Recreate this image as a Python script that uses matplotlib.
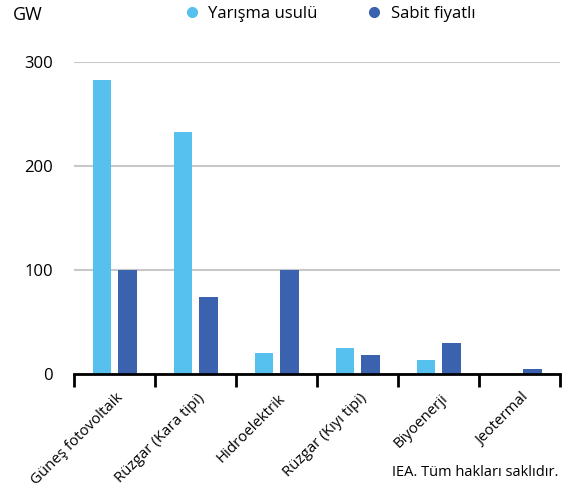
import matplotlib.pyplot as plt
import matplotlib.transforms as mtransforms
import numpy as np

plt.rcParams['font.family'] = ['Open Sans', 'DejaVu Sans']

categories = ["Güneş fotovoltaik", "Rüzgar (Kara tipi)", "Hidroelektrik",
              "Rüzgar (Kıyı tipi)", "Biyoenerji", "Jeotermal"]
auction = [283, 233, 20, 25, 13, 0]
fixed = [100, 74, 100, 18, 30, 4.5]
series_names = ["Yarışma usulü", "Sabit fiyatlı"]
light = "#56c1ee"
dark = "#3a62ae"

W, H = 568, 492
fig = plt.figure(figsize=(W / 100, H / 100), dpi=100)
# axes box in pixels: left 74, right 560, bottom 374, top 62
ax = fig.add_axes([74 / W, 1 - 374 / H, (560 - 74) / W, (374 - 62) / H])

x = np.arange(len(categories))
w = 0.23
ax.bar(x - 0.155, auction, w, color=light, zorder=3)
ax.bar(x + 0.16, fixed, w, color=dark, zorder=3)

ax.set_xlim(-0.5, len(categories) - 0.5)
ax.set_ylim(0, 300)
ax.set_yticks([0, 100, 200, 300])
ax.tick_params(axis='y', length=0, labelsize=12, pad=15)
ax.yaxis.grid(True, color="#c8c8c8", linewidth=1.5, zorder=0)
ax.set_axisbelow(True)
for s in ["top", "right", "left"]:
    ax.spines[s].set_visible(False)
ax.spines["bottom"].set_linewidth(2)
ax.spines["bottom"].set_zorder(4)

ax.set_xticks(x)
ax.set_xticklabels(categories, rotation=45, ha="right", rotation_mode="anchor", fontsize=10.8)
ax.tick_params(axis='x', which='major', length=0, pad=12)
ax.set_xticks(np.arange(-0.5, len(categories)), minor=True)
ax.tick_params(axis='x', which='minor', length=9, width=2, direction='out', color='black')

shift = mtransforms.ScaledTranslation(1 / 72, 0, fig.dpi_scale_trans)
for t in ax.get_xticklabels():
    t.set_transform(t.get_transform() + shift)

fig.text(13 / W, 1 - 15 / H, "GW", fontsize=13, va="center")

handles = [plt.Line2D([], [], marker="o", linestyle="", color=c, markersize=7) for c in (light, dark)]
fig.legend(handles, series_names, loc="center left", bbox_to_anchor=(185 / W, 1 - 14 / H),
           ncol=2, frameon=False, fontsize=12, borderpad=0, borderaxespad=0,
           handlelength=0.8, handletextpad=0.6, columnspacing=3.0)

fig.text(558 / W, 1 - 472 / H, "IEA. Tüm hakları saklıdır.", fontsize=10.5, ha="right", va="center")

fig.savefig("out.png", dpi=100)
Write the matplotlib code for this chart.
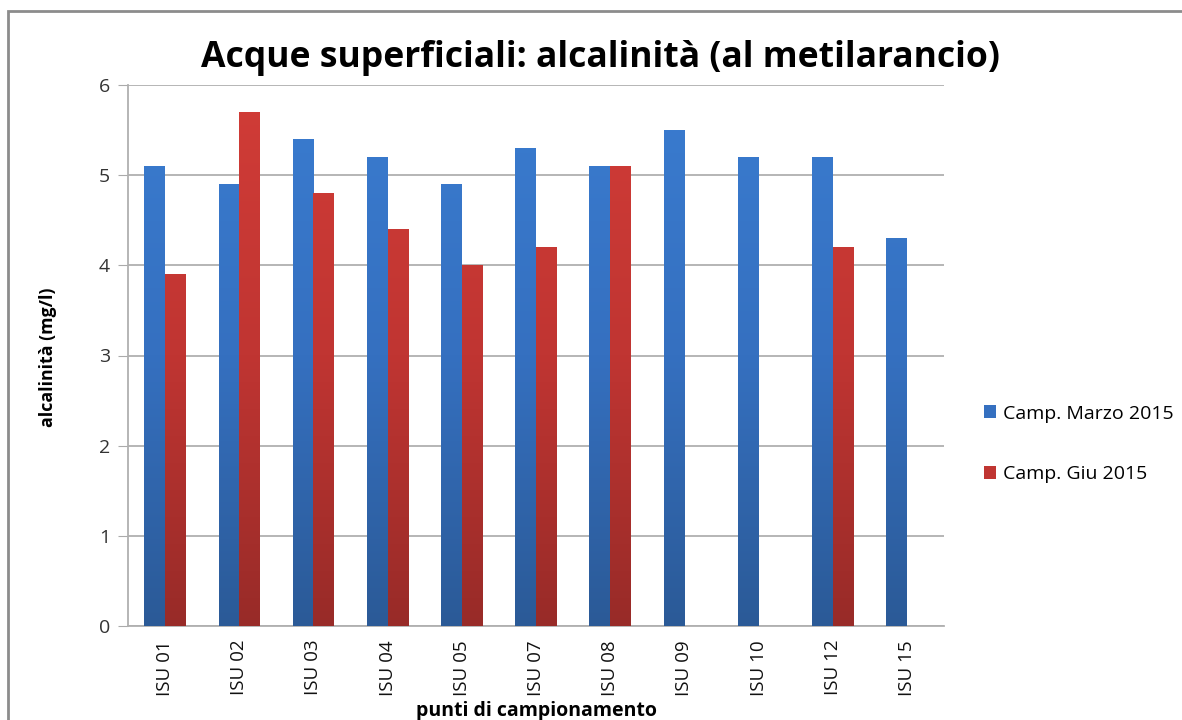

▶ **Your task**:
Copy nothing but the lines from the top of the material through the line holding "plt.rcParams['font.family'] = ['Open", exactly as written; omit pictures.

▶ **Response to this exercise**:
Recreate this image as a Python script that uses matplotlib.
import matplotlib.pyplot as plt
import matplotlib.transforms as mtransforms
import numpy as np

plt.rcParams['font.family'] = ['Open Sans', 'DejaVu Sans']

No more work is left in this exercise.